▸ What you have to do
List all lines of the data containing the word "that".

▸ Listed records

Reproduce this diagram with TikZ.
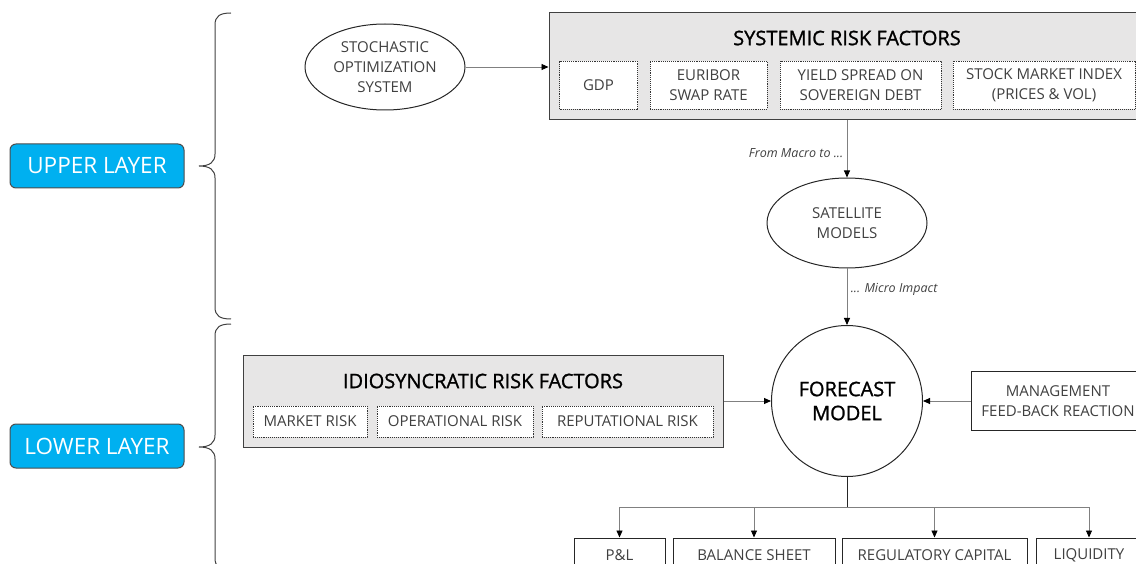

...

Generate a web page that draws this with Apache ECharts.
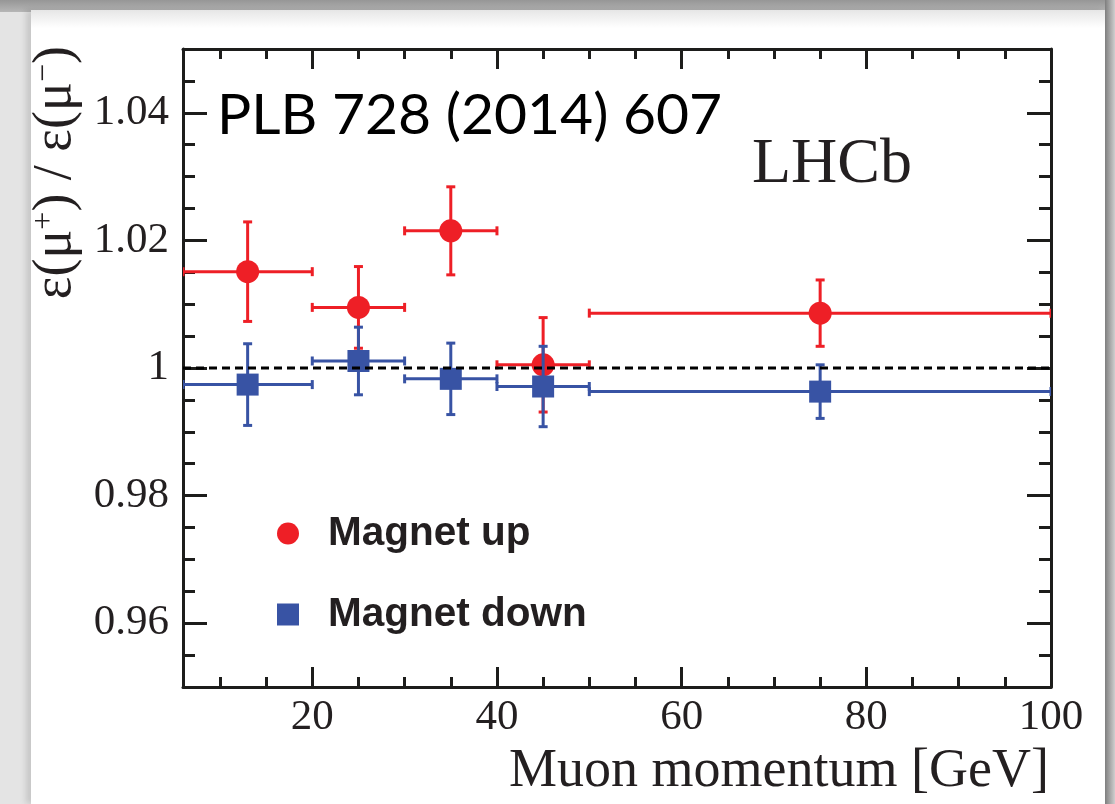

==

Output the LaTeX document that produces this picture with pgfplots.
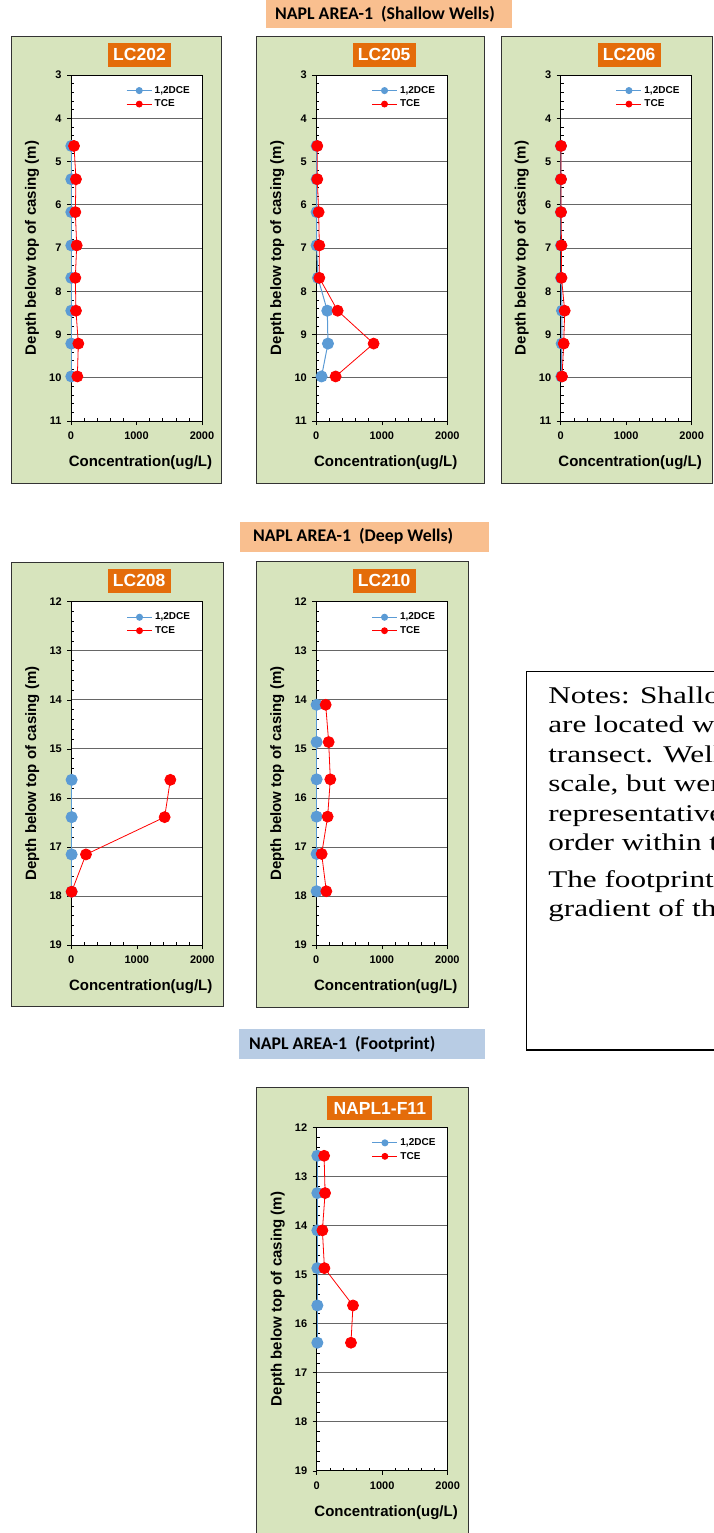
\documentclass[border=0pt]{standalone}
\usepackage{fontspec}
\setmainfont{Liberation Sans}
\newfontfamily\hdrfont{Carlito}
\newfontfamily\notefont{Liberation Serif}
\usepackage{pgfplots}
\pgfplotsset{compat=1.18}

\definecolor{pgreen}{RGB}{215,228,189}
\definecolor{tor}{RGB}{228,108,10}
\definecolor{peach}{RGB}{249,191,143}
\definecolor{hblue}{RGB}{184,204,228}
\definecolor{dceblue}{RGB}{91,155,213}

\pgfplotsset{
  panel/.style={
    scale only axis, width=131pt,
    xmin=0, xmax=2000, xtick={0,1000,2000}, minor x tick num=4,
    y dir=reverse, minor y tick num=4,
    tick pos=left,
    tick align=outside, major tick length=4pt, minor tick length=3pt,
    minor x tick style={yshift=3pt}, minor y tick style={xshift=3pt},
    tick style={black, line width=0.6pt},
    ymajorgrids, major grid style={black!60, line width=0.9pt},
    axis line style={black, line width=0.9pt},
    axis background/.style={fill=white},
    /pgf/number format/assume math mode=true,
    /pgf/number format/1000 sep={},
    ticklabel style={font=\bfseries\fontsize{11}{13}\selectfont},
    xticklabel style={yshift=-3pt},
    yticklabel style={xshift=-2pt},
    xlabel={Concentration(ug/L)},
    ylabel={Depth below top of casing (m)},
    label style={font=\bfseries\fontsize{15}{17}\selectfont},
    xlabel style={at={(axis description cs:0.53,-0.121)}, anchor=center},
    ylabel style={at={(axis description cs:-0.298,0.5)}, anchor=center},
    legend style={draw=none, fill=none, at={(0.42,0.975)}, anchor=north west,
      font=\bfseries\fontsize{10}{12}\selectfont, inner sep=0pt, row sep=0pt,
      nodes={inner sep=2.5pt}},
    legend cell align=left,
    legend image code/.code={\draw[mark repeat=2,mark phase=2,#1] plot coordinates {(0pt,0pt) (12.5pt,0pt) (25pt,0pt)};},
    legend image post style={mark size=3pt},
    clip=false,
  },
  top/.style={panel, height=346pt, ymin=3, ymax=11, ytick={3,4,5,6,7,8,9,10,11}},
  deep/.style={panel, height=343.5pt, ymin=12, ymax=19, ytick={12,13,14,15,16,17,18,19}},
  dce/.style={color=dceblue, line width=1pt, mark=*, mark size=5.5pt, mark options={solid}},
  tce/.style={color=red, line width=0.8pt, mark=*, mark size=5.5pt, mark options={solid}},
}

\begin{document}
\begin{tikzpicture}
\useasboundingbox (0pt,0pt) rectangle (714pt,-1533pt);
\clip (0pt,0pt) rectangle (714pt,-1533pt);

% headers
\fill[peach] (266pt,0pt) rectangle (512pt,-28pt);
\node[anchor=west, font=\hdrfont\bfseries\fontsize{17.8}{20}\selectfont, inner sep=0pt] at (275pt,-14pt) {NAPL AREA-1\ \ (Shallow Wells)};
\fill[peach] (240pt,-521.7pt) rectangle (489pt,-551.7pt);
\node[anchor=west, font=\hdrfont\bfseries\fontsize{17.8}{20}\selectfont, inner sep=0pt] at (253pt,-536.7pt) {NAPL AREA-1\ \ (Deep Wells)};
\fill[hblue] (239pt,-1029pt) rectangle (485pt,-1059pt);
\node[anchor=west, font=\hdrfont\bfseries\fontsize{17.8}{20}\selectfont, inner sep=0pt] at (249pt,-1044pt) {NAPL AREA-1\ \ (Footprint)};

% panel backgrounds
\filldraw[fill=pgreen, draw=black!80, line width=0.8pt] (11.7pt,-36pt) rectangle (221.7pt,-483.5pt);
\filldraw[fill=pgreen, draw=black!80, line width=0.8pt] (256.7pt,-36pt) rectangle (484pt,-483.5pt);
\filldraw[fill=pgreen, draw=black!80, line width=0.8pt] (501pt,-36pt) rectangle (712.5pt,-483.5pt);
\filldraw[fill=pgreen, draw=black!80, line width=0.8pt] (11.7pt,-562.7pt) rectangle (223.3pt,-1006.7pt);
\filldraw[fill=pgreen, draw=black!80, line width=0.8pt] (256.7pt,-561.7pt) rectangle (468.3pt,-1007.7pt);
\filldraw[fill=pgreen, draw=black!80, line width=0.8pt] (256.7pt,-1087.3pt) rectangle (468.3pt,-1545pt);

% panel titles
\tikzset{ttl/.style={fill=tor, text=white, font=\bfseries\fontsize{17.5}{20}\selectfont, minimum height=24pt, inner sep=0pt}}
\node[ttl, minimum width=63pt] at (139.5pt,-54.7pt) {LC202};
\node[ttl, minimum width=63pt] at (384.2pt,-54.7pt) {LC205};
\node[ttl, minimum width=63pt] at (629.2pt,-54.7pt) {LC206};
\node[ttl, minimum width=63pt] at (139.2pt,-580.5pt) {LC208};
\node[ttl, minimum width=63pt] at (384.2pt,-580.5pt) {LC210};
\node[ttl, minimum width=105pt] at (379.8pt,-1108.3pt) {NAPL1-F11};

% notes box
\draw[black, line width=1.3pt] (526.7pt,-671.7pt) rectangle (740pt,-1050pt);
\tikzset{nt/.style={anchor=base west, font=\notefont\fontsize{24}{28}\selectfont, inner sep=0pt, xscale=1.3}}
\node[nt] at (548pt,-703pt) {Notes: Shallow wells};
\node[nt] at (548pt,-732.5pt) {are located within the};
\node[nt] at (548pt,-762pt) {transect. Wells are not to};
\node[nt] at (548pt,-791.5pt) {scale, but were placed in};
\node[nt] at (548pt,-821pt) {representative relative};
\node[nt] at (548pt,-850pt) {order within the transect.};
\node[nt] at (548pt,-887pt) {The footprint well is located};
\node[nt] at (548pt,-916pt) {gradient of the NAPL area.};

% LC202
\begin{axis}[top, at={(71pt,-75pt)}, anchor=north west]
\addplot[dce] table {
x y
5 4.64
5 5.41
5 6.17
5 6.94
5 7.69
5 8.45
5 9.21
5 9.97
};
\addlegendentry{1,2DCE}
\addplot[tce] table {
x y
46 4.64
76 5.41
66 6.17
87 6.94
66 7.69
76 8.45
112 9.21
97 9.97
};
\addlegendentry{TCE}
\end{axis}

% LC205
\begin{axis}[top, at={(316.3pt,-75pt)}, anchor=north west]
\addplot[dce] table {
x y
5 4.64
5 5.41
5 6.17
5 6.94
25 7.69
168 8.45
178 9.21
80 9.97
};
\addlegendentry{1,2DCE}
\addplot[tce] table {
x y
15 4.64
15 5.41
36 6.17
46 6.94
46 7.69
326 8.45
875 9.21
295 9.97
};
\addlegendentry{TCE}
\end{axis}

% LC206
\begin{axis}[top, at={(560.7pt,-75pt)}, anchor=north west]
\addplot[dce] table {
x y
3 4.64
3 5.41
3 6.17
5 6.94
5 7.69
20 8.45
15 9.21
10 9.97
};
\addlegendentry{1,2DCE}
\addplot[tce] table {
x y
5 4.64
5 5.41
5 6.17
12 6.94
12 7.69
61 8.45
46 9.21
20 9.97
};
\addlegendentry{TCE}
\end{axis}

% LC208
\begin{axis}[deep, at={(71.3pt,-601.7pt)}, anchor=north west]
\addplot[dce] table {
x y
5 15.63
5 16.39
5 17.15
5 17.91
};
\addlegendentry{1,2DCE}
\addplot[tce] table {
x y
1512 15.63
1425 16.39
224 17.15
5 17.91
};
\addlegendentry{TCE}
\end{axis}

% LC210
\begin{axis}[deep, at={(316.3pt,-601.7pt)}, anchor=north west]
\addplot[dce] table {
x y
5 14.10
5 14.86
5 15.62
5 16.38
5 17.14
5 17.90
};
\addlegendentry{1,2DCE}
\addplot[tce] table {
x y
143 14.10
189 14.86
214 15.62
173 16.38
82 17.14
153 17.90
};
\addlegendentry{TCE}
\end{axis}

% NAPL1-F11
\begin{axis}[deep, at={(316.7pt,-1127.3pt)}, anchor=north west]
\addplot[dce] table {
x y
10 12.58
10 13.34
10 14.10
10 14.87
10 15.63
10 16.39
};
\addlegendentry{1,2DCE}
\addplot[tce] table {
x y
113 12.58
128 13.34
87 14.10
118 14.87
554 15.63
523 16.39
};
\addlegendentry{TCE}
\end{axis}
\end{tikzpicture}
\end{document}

▸ Result for this exercise
Generate a web page that draws this with Apache ECharts.
Output the LaTeX document that produces this picture with pgfplots.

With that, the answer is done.